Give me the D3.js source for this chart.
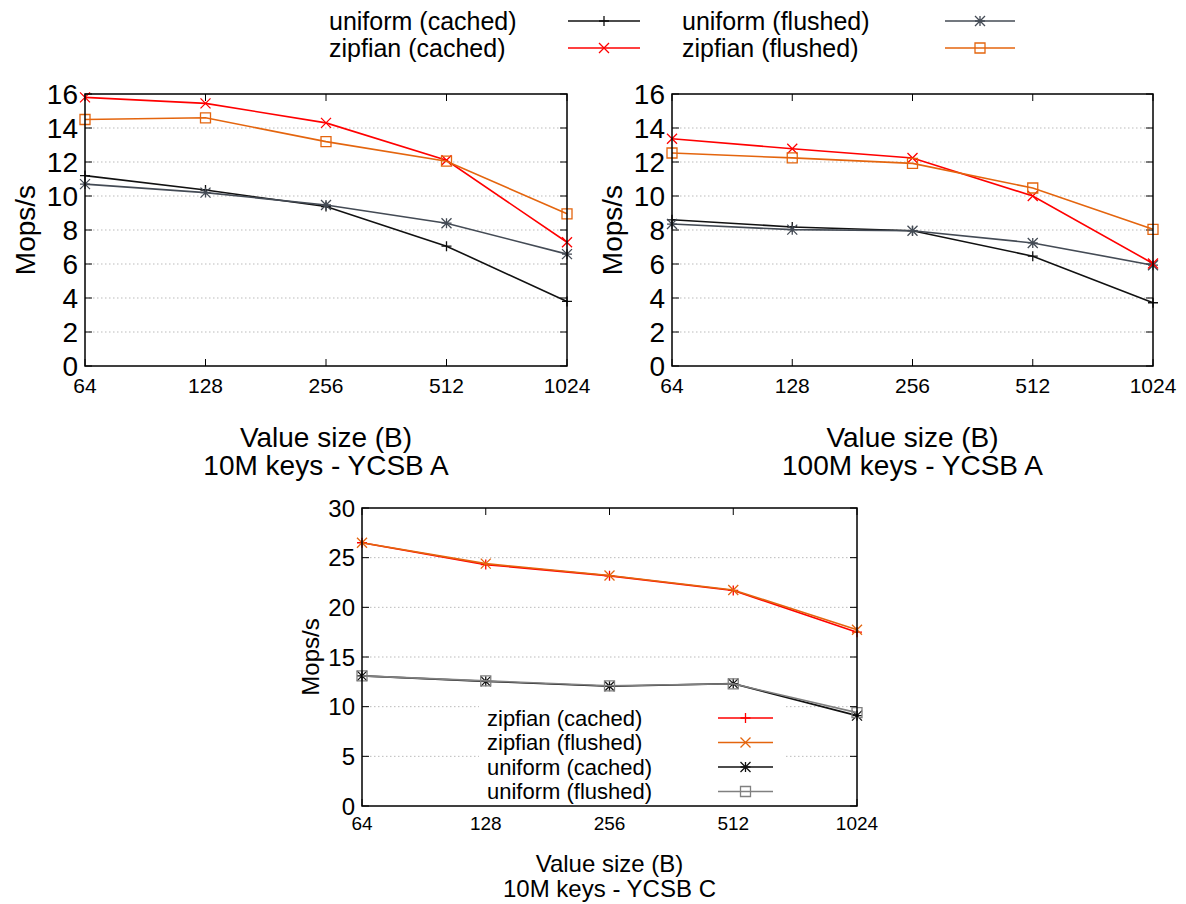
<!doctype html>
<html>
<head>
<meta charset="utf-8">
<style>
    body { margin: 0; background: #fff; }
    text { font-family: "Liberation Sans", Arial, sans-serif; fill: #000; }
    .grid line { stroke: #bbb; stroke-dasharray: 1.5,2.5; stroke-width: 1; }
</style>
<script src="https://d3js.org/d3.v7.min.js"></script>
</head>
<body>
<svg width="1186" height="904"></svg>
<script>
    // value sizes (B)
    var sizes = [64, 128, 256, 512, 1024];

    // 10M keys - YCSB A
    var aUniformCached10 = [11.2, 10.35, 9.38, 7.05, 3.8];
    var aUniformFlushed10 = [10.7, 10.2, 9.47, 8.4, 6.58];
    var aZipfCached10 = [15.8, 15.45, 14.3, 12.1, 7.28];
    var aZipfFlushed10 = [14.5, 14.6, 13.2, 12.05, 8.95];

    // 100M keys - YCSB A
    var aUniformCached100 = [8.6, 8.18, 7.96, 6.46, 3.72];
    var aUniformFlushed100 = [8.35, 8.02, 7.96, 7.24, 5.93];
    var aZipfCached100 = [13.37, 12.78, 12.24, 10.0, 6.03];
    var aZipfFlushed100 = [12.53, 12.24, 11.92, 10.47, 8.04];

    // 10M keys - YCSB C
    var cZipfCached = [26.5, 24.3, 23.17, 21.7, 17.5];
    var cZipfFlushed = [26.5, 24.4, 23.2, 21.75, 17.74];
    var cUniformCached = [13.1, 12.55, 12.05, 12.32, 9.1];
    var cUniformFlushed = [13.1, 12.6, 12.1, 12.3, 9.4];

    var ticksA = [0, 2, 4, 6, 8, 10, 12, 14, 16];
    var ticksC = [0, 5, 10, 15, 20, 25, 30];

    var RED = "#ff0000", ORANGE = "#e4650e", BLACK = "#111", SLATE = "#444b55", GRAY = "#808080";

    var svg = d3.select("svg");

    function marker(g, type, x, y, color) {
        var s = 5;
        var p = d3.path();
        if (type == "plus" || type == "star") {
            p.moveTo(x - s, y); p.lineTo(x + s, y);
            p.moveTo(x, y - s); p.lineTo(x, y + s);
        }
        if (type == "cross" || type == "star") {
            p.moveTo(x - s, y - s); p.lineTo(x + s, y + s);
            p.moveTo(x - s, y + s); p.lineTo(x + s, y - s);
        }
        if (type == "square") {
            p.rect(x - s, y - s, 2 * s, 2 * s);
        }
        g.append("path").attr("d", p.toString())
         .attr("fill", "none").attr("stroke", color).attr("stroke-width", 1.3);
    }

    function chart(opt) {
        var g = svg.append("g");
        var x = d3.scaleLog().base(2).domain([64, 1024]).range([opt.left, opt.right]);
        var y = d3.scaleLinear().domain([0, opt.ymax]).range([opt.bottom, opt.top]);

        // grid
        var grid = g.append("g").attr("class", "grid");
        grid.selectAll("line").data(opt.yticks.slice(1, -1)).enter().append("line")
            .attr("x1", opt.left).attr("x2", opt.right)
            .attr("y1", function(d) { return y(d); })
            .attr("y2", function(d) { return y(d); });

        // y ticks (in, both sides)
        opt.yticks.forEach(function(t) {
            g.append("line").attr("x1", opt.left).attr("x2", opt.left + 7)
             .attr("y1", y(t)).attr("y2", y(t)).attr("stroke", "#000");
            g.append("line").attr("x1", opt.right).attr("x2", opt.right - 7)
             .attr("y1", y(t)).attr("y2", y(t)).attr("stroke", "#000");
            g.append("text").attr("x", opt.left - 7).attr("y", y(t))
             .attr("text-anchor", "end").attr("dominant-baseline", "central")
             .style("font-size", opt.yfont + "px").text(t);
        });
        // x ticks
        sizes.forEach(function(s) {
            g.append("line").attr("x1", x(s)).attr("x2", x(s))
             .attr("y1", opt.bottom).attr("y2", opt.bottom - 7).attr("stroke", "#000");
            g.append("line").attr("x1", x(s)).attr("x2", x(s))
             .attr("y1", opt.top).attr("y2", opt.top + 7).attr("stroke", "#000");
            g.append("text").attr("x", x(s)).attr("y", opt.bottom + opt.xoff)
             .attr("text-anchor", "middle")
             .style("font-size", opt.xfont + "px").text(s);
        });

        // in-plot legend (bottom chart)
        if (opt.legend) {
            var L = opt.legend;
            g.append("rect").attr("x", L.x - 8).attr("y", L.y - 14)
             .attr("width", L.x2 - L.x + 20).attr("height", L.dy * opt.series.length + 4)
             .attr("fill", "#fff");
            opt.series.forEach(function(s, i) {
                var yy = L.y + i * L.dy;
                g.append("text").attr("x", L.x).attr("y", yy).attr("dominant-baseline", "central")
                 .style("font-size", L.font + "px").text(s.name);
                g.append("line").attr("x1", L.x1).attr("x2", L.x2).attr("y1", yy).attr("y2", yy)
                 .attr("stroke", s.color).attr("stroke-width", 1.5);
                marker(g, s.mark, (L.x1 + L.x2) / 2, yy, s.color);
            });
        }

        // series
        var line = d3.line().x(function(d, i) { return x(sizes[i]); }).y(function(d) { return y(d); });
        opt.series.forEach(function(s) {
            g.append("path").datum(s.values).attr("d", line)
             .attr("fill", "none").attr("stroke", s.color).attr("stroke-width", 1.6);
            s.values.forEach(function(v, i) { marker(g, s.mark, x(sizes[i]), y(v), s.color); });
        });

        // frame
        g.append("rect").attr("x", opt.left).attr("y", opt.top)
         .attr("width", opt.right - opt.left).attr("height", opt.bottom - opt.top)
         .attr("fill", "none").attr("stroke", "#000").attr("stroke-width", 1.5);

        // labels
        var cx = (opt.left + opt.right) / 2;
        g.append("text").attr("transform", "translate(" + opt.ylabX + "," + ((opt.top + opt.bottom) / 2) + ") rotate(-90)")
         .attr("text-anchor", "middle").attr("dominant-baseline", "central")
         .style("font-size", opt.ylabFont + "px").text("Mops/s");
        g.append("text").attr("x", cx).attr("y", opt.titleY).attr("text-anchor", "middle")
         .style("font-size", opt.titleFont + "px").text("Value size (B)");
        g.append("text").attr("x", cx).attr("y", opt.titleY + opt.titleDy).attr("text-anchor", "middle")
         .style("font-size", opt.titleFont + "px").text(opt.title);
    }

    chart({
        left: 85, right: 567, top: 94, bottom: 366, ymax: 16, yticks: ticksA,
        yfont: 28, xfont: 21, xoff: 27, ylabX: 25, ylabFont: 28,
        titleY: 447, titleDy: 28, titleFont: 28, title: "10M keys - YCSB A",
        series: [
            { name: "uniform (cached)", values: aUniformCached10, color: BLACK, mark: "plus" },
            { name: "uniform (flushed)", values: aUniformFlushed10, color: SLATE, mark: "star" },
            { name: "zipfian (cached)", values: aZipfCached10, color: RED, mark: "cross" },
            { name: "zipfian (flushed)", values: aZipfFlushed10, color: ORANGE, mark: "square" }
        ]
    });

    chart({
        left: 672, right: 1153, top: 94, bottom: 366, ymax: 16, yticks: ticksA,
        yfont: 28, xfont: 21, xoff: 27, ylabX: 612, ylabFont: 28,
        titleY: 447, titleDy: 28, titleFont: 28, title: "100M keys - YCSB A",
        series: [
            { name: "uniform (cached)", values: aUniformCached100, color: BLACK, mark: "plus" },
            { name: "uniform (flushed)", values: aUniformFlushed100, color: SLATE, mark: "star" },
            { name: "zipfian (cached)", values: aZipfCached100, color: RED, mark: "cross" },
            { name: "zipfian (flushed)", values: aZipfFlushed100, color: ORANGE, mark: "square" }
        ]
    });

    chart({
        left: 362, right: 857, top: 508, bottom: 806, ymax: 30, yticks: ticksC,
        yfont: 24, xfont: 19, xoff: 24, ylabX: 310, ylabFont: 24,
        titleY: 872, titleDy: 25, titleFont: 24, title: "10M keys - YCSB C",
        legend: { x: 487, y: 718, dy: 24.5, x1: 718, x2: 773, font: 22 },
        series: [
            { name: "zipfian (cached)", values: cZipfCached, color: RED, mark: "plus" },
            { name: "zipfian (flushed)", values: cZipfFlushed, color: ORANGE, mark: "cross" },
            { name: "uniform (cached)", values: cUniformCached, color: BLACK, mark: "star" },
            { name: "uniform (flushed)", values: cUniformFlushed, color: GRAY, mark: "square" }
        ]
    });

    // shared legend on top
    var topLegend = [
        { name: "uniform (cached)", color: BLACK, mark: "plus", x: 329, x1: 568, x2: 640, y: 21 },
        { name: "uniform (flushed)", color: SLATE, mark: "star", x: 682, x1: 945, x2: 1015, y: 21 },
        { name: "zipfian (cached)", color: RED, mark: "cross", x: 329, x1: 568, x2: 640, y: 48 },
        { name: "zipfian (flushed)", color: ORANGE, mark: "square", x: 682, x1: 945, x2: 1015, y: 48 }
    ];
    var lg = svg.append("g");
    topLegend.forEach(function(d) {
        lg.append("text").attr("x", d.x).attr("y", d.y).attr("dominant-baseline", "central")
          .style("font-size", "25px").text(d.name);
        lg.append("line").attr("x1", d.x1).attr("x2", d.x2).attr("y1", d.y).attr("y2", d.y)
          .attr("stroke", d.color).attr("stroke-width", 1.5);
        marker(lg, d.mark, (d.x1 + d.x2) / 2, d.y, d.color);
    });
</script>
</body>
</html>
————
> **PROMPT**
Write out nothing but the lines from the start of the data through the line with "var aZipfFlushed100 = [12.53, 12.24, 11.92, 10.47, 8.04];". Leave out the pictures.

> **THE ANSWER**
Give me the D3.js source for this chart.
<!doctype html>
<html>
<head>
<meta charset="utf-8">
<style>
    body { margin: 0; background: #fff; }
    text { font-family: "Liberation Sans", Arial, sans-serif; fill: #000; }
    .grid line { stroke: #bbb; stroke-dasharray: 1.5,2.5; stroke-width: 1; }
</style>
<script src="https://d3js.org/d3.v7.min.js"></script>
</head>
<body>
<svg width="1186" height="904"></svg>
<script>
    // value sizes (B)
    var sizes = [64, 128, 256, 512, 1024];

    // 10M keys - YCSB A
    var aUniformCached10 = [11.2, 10.35, 9.38, 7.05, 3.8];
    var aUniformFlushed10 = [10.7, 10.2, 9.47, 8.4, 6.58];
    var aZipfCached10 = [15.8, 15.45, 14.3, 12.1, 7.28];
    var aZipfFlushed10 = [14.5, 14.6, 13.2, 12.05, 8.95];

    // 100M keys - YCSB A
    var aUniformCached100 = [8.6, 8.18, 7.96, 6.46, 3.72];
    var aUniformFlushed100 = [8.35, 8.02, 7.96, 7.24, 5.93];
    var aZipfCached100 = [13.37, 12.78, 12.24, 10.0, 6.03];
    var aZipfFlushed100 = [12.53, 12.24, 11.92, 10.47, 8.04];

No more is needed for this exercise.